:: DIRECTION ::
Quote the listing below in its entirety, omitting every image.

-- Start --

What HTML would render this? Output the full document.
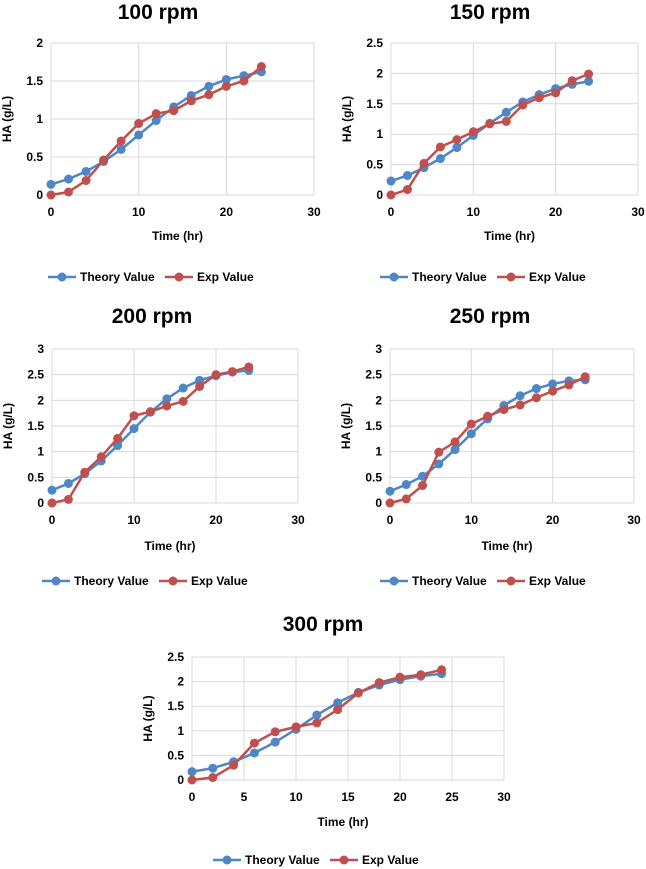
<!DOCTYPE html>
<html><head><meta charset="utf-8"><style>
body{margin:0;background:#fff;}
svg{display:block;font-family:"Liberation Sans",sans-serif;font-weight:bold;}
</style></head><body>
<svg id="s" width="646" height="869" viewBox="0 0 646 869"></svg>
<script>
const times=[0,2,4,6,8,10,12,14,16,18,20,22,24];
const titles=["100 rpm","150 rpm","200 rpm","250 rpm","300 rpm"];
const theory100=[0.14,0.21,0.31,0.44,0.6,0.79,0.98,1.16,1.31,1.43,1.52,1.57,1.62];
const exp100=[0,0.04,0.19,0.46,0.71,0.94,1.07,1.11,1.24,1.32,1.43,1.5,1.69];
const theory150=[0.23,0.32,0.45,0.6,0.78,0.98,1.18,1.36,1.53,1.65,1.75,1.82,1.87];
const exp150=[0,0.09,0.52,0.79,0.91,1.04,1.17,1.21,1.48,1.6,1.68,1.88,1.99];
const theory200=[0.25,0.38,0.57,0.82,1.12,1.45,1.77,2.03,2.24,2.39,2.48,2.55,2.58];
const exp200=[0,0.07,0.6,0.9,1.26,1.7,1.78,1.89,1.98,2.27,2.5,2.56,2.65];
const theory250=[0.23,0.36,0.52,0.76,1.04,1.35,1.64,1.9,2.09,2.23,2.32,2.38,2.4];
const exp250=[0,0.08,0.34,0.99,1.19,1.54,1.69,1.82,1.91,2.05,2.18,2.3,2.46];
const theory300=[0.17,0.24,0.37,0.55,0.77,1.03,1.32,1.57,1.78,1.93,2.04,2.11,2.16];
const exp300=[0,0.05,0.3,0.75,0.98,1.08,1.16,1.43,1.77,1.98,2.09,2.14,2.24];
const yTicks1=[0,0.5,1,1.5,2];
const yTicks2=[0,0.5,1,1.5,2,2.5];
const yTicks3=[0,0.5,1,1.5,2,2.5,3];
const xTicksA=[0,10,20,30];
const xTicksB=[0,5,10,15,20,25,30];
const seriesNames=["Theory Value","Exp Value"];
const colors=["#4f86c6","#c0504d"];

const svg=document.getElementById('s');
const NS="http://www.w3.org/2000/svg";
function mk(tag,attrs,parent){const e=document.createElementNS(NS,tag);for(const k in attrs)e.setAttribute(k,attrs[k]);(parent||svg).appendChild(e);return e;}

const panels=[
 {t:0,th:theory100,ex:exp100,yt:yTicks1,xt:xTicksA,x0:51,x1:314,y0:195,y1:43,ty:19,cx:158,lx:240,ly:281},
 {t:1,th:theory150,ex:exp150,yt:yTicks2,xt:xTicksA,x0:391,x1:638,y0:195,y1:43,ty:19,cx:490,lx:240,ly:281},
 {t:2,th:theory200,ex:exp200,yt:yTicks3,xt:xTicksA,x0:52,x1:298,y0:503,y1:349,ty:323,cx:152,lx:550,ly:585},
 {t:3,th:theory250,ex:exp250,yt:yTicks3,xt:xTicksA,x0:390,x1:634,y0:503,y1:349,ty:323,cx:490,lx:550,ly:585},
 {t:4,th:theory300,ex:exp300,yt:yTicks2,xt:xTicksB,x0:192,x1:504,y0:780,y1:657,ty:631,cx:323,lx:826,ly:864}
];
panels.forEach((p,i)=>{
 const g=mk('g',{});
 
 
 const ymax=p.yt[p.yt.length-1], xmax=p.xt[p.xt.length-1];
 const X=v=>p.x0+(p.x1-p.x0)*v/xmax;
 const Y=v=>p.y0-(p.y0-p.y1)*v/ymax;
 const tt=mk('text',{x:p.cx,y:p.ty,'text-anchor':'middle','font-size':21,fill:'#000'},g);tt.textContent=titles[p.t];
 
 p.yt.forEach(v=>{
  mk('line',{x1:p.x0,x2:p.x1,y1:Y(v),y2:Y(v),stroke:'#d9d9d9','stroke-width':1},g);
  const t=mk('text',{x:p.x0-8,y:Y(v)+4,'text-anchor':'end','font-size':12,fill:'#000'},g);t.textContent=v;
  
 });
 p.xt.forEach(v=>{
  mk('line',{x1:X(v),x2:X(v),y1:p.y1,y2:p.y0,stroke:'#d9d9d9','stroke-width':1},g);
  const t=mk('text',{x:X(v),y:p.y0+21,'text-anchor':'middle','font-size':12,fill:'#000'},g);t.textContent=v;
  
 });
 const xl=mk('text',{x:(p.x0+p.x1)/2-5,y:p.lx,'text-anchor':'middle','font-size':12,fill:'#000'},g);xl.textContent='Time (hr)';
 
 const ym=(p.y0+p.y1)/2, yx=p.x0-40;
 const yl=mk('text',{x:yx,y:ym,'text-anchor':'middle','font-size':12,fill:'#000',transform:`rotate(-90 ${yx} ${ym})`},g);yl.textContent='HA (g/L)';
 
 [p.th,p.ex].forEach((vals,si)=>{
  const pl=mk('polyline',{points:vals.map((v,k)=>X(times[k])+','+Y(v)).join(' '),fill:'none',stroke:colors[si],'stroke-width':2.5},g);
  
  vals.forEach((v,k)=>{
   const c=mk('circle',{cx:X(times[k]),cy:Y(v),r:4.5,fill:colors[si]},g);
   
  });
 });
 const lx0=p.cx-110;
 seriesNames.forEach((n,si)=>{
  const bx=lx0+si*117;
  const lg=mk('g',{},g);
  
  mk('line',{x1:bx,x2:bx+28,y1:p.ly-4,y2:p.ly-4,stroke:colors[si],'stroke-width':2.5},lg);
  mk('circle',{cx:bx+14,cy:p.ly-4,r:4.5,fill:colors[si]},lg);
  const t=mk('text',{x:bx+32,y:p.ly,'font-size':12,fill:'#000'},lg);t.textContent=n;
 });
});
</script>
</body></html>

-- End --

:: RESPONSE TO THIS TASK ::
What HTML would render this? Output the full document.
<!DOCTYPE html>
<html><head><meta charset="utf-8"><style>
body{margin:0;background:#fff;}
svg{display:block;font-family:"Liberation Sans",sans-serif;font-weight:bold;}
</style></head><body>
<svg id="s" width="646" height="869" viewBox="0 0 646 869"></svg>
<script>
const times=[0,2,4,6,8,10,12,14,16,18,20,22,24];
const titles=["100 rpm","150 rpm","200 rpm","250 rpm","300 rpm"];
const theory100=[0.14,0.21,0.31,0.44,0.6,0.79,0.98,1.16,1.31,1.43,1.52,1.57,1.62];
const exp100=[0,0.04,0.19,0.46,0.71,0.94,1.07,1.11,1.24,1.32,1.43,1.5,1.69];
const theory150=[0.23,0.32,0.45,0.6,0.78,0.98,1.18,1.36,1.53,1.65,1.75,1.82,1.87];
const exp150=[0,0.09,0.52,0.79,0.91,1.04,1.17,1.21,1.48,1.6,1.68,1.88,1.99];
const theory200=[0.25,0.38,0.57,0.82,1.12,1.45,1.77,2.03,2.24,2.39,2.48,2.55,2.58];
const exp200=[0,0.07,0.6,0.9,1.26,1.7,1.78,1.89,1.98,2.27,2.5,2.56,2.65];
const theory250=[0.23,0.36,0.52,0.76,1.04,1.35,1.64,1.9,2.09,2.23,2.32,2.38,2.4];
const exp250=[0,0.08,0.34,0.99,1.19,1.54,1.69,1.82,1.91,2.05,2.18,2.3,2.46];
const theory300=[0.17,0.24,0.37,0.55,0.77,1.03,1.32,1.57,1.78,1.93,2.04,2.11,2.16];
const exp300=[0,0.05,0.3,0.75,0.98,1.08,1.16,1.43,1.77,1.98,2.09,2.14,2.24];
const yTicks1=[0,0.5,1,1.5,2];
const yTicks2=[0,0.5,1,1.5,2,2.5];
const yTicks3=[0,0.5,1,1.5,2,2.5,3];
const xTicksA=[0,10,20,30];
const xTicksB=[0,5,10,15,20,25,30];
const seriesNames=["Theory Value","Exp Value"];
const colors=["#4f86c6","#c0504d"];

const svg=document.getElementById('s');
const NS="http://www.w3.org/2000/svg";
function mk(tag,attrs,parent){const e=document.createElementNS(NS,tag);for(const k in attrs)e.setAttribute(k,attrs[k]);(parent||svg).appendChild(e);return e;}

const panels=[
 {t:0,th:theory100,ex:exp100,yt:yTicks1,xt:xTicksA,x0:51,x1:314,y0:195,y1:43,ty:19,cx:158,lx:240,ly:281},
 {t:1,th:theory150,ex:exp150,yt:yTicks2,xt:xTicksA,x0:391,x1:638,y0:195,y1:43,ty:19,cx:490,lx:240,ly:281},
 {t:2,th:theory200,ex:exp200,yt:yTicks3,xt:xTicksA,x0:52,x1:298,y0:503,y1:349,ty:323,cx:152,lx:550,ly:585},
 {t:3,th:theory250,ex:exp250,yt:yTicks3,xt:xTicksA,x0:390,x1:634,y0:503,y1:349,ty:323,cx:490,lx:550,ly:585},
 {t:4,th:theory300,ex:exp300,yt:yTicks2,xt:xTicksB,x0:192,x1:504,y0:780,y1:657,ty:631,cx:323,lx:826,ly:864}
];
panels.forEach((p,i)=>{
 const g=mk('g',{});
 
 
 const ymax=p.yt[p.yt.length-1], xmax=p.xt[p.xt.length-1];
 const X=v=>p.x0+(p.x1-p.x0)*v/xmax;
 const Y=v=>p.y0-(p.y0-p.y1)*v/ymax;
 const tt=mk('text',{x:p.cx,y:p.ty,'text-anchor':'middle','font-size':21,fill:'#000'},g);tt.textContent=titles[p.t];
 
 p.yt.forEach(v=>{
  mk('line',{x1:p.x0,x2:p.x1,y1:Y(v),y2:Y(v),stroke:'#d9d9d9','stroke-width':1},g);
  const t=mk('text',{x:p.x0-8,y:Y(v)+4,'text-anchor':'end','font-size':12,fill:'#000'},g);t.textContent=v;
  
 });
 p.xt.forEach(v=>{
  mk('line',{x1:X(v),x2:X(v),y1:p.y1,y2:p.y0,stroke:'#d9d9d9','stroke-width':1},g);
  const t=mk('text',{x:X(v),y:p.y0+21,'text-anchor':'middle','font-size':12,fill:'#000'},g);t.textContent=v;
  
 });
 const xl=mk('text',{x:(p.x0+p.x1)/2-5,y:p.lx,'text-anchor':'middle','font-size':12,fill:'#000'},g);xl.textContent='Time (hr)';
 
 const ym=(p.y0+p.y1)/2, yx=p.x0-40;
 const yl=mk('text',{x:yx,y:ym,'text-anchor':'middle','font-size':12,fill:'#000',transform:`rotate(-90 ${yx} ${ym})`},g);yl.textContent='HA (g/L)';
 
 [p.th,p.ex].forEach((vals,si)=>{
  const pl=mk('polyline',{points:vals.map((v,k)=>X(times[k])+','+Y(v)).join(' '),fill:'none',stroke:colors[si],'stroke-width':2.5},g);
  
  vals.forEach((v,k)=>{
   const c=mk('circle',{cx:X(times[k]),cy:Y(v),r:4.5,fill:colors[si]},g);
   
  });
 });
 const lx0=p.cx-110;
 seriesNames.forEach((n,si)=>{
  const bx=lx0+si*117;
  const lg=mk('g',{},g);
  
  mk('line',{x1:bx,x2:bx+28,y1:p.ly-4,y2:p.ly-4,stroke:colors[si],'stroke-width':2.5},lg);
  mk('circle',{cx:bx+14,cy:p.ly-4,r:4.5,fill:colors[si]},lg);
  const t=mk('text',{x:bx+32,y:p.ly,'font-size':12,fill:'#000'},lg);t.textContent=n;
 });
});
</script>
</body></html>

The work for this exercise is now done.